December 12, 2001
Contact: News Department (415) 973-5930
EDITORS: Please do not use "Pacific Gas and Electric" or "PG&E" when referring to PG&E Corporation or its National Energy Group. The PG&E National Energy Group is not the same company as Pacific Gas and Electric Company, the utility, and is not regulated by the California Public Utilities Commission. Customers of Pacific Gas and Electric Company do not have to buy products or services from the National Energy Group in order to continue to receive quality regulated services from Pacific Gas and Electric Company.


SAN FRANCISCO - Pacific Gas and Electric Company has filed a motion in U.S. Bankruptcy Court asking for permission to proceed with the investigation, negotiation and settlement of certain pre-petition claims, including all of those under $100,000.

Approximately 12,800 claims have been filed, with about 80 percent of them for less than $100,000 and the remaining 20 percent for amounts in excess of $100,000. In the filing, the utility asks for approval to resolve the following categories of claims without seeking review and approval for settlements reached from either the Official Creditors' Committee or the Bankruptcy Court:

  • Any claim where the allowed amount settled on is $100,000 or less.

  • Any claim where the proposed allowed amount exceeds $100,000, but is no more than $5 million, and is the lesser of (a) 110 percent of the amount of such claim as scheduled by PG&E in the Amended and Restated Schedules, and (b) $500,000 more than the amount of such claim as set forth on the Schedules. (For example, where the Scheduled Amount of a claim is $4 million, and the creditor has filed a proof of claim for $5 million, if the parties reach a settlement whereby the claim would be allowed at $4.4 million, no Court or Committee review would be required.)

Settled claims would be paid pursuant to the plan of reorganization. Where PG&E and the claimant cannot reach a mutually agreeable settlement, the claim will be resolved by the Court. Since the company expects that settlement can be reached on most claims, the procedures proposed will facilitate the efficient resolution of the vast majority of the claims in this case. The utility has obtained concurrence from the Creditors' Committee for the proposed settlement authority.

In a separate filing with the Court, the utility asked for permission to make grouped objections to claims on the basis that they are, for example, duplicative, already satisfied or otherwise resolved, without waiving its right to assert subsequent claim-specific objections to the same claims if necessary.
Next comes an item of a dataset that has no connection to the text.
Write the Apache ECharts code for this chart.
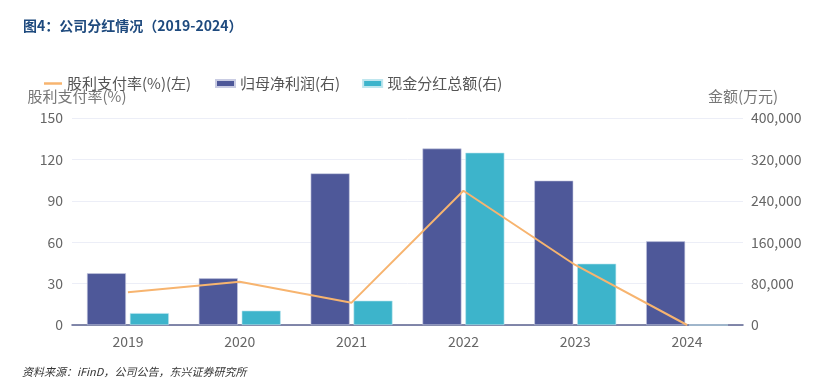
<!DOCTYPE html>
<html><head><meta charset="utf-8">
<script src="https://cdn.jsdelivr.net/npm/echarts@6/dist/echarts.min.js"></script>
<style>html,body{margin:0;padding:0;background:#fff}#c{width:824px;height:382px}</style>
</head><body><div id="c"></div>
<script>
const years = ['2019','2020','2021','2022','2023','2024'];
const payoutRatio = [23.7, 31.4, 16.2, 97.3, 43.5, 0];
const netProfit = [100000, 90200, 293000, 341000, 279000, 161700];
const cashDividend = [23000, 27700, 47000, 333000, 118500, 0];
const leftTicks = {min: 0, max: 150, interval: 30};
const rightTicks = {min: 0, max: 400000, interval: 80000};

const chart = echarts.init(document.getElementById('c'));
const font = '"Noto Sans CJK SC","Noto Sans",sans-serif';
chart.setOption({
  animation: false,
  textStyle: {fontFamily: font},
  title: {
    text: '图4：公司分红情况（2019-2024）',
    left: 18, top: 14,
    textStyle: {fontSize: 14, fontWeight: 'bold', color: '#1E4A7E', fontFamily: font}
  },
  graphic: [{
    type: 'text', left: 22, top: 366,
    style: {text: '资料来源：iFinD，公司公告，东兴证券研究所', fill: '#333', font: 'italic 11px ' + font}
  }],
  legend: [{
    left: 39, top: 71,
    itemWidth: 18, itemHeight: 2.5,
    textStyle: {fontSize: 15, color: '#555'},
    data: [{name: '股利支付率(%)(左)', icon: 'rect'}]
  }, {
    left: 210, top: 71,
    itemWidth: 19, itemHeight: 7, itemGap: 22,
    textStyle: {fontSize: 15, color: '#555'},
    data: [{name: '归母净利润(右)', icon: 'rect'}, {name: '现金分红总额(右)', icon: 'rect'}]
  }],
  grid: {left: 72, right: 81, top: 118, bottom: 57},
  xAxis: {
    type: 'category', data: years,
    axisLine: {lineStyle: {color: '#59628F', width: 1.5}},
    axisTick: {show: false},
    axisLabel: {fontSize: 14, color: '#666', margin: 10}
  },
  yAxis: [{
    type: 'value', min: leftTicks.min, max: leftTicks.max, interval: leftTicks.interval,
    name: '股利支付率(%)', nameLocation: 'end', nameGap: 14,
    nameTextStyle: {fontSize: 15, color: '#777', align: 'center', padding: [0, 0, 0, 10]},
    axisLine: {show: false}, axisTick: {show: false},
    axisLabel: {fontSize: 14, color: '#666', margin: 9},
    splitLine: {lineStyle: {color: '#ECEEF7'}}
  }, {
    type: 'value', min: rightTicks.min, max: rightTicks.max, interval: rightTicks.interval,
    name: '金额(万元)', nameLocation: 'end', nameGap: 14,
    nameTextStyle: {fontSize: 15, color: '#777', align: 'center'},
    axisLine: {show: false}, axisTick: {show: false},
    axisLabel: {fontSize: 14, color: '#666', margin: 8,
      formatter: v => v.toLocaleString('en-US')},
    splitLine: {show: false}
  }],
  series: [{
    name: '归母净利润(右)', type: 'bar', yAxisIndex: 1, data: netProfit,
    barWidth: 39, barGap: '10%',
    itemStyle: {color: '#4E5899', borderColor: '#C9CCE3', borderWidth: 0.6}
  }, {
    name: '现金分红总额(右)', type: 'bar', yAxisIndex: 1, data: cashDividend,
    barWidth: 39, barGap: '10%',
    itemStyle: {color: '#3DB4CB', borderColor: '#BFE6EE', borderWidth: 0.6}
  }, {
    name: '股利支付率(%)(左)', type: 'line', yAxisIndex: 0, data: payoutRatio,
    symbol: 'none', z: 5,
    lineStyle: {color: '#F7B46F', width: 2}, itemStyle: {color: '#F7B46F'}
  }]
});
</script></body></html>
Upon a preliminary analysis, the company found that billions of dollars of claims filed were duplicative and unsubstantiated. For example:

  • Identical duplicates - Over $1 billion worth of claims are exact duplicates. As a result, such claims are redundant.

  • Electric Generation Claims - The California Independent System Operator (CAISO) and the California Power Exchange (PX) have filed billions of dollars in claims for all of the electricity allegedly provided to PG&E pre- and post-petition through the markets they operated. However, the electricity generators have also, in most cases, protected their interest by filing claims for the same electricity allegedly provided to PG&E through the CAISO and PX markets. Such duplication is approximately $4 billion.

  • Multiple Claimants Asserting Duplicative Identical Claims in Separate Proofs of Claim - Multiple proofs of claim have been filed by multiple claimants in respect of the same claim.

  • Amended or superseded claims - Certain claims are amendments to previously filed claims, which are apparently intended to supersede the proof claims, but the original and amended claims both appear on the same claims register. Such redundancy is over $1 billion.

  • Bondholders' claims - Indenture trustees under various indentures for holders of pollution control bonds, mortgage bonds, and medium term notes, among others, have filed billions of dollars in claims on behalf of the holders under such indentures. However, the individual bondholders and mortgage holders have, in many cases, also filed claims based on the same financial instruments. Such redundancy is over $3 billion.

By asking the court for this approval, the utility believes it can resolve a very large number of disputed claims with a minimum of judicial time and estate resources.

The Bankruptcy Court is scheduled to hear both motions on December 27, 2001.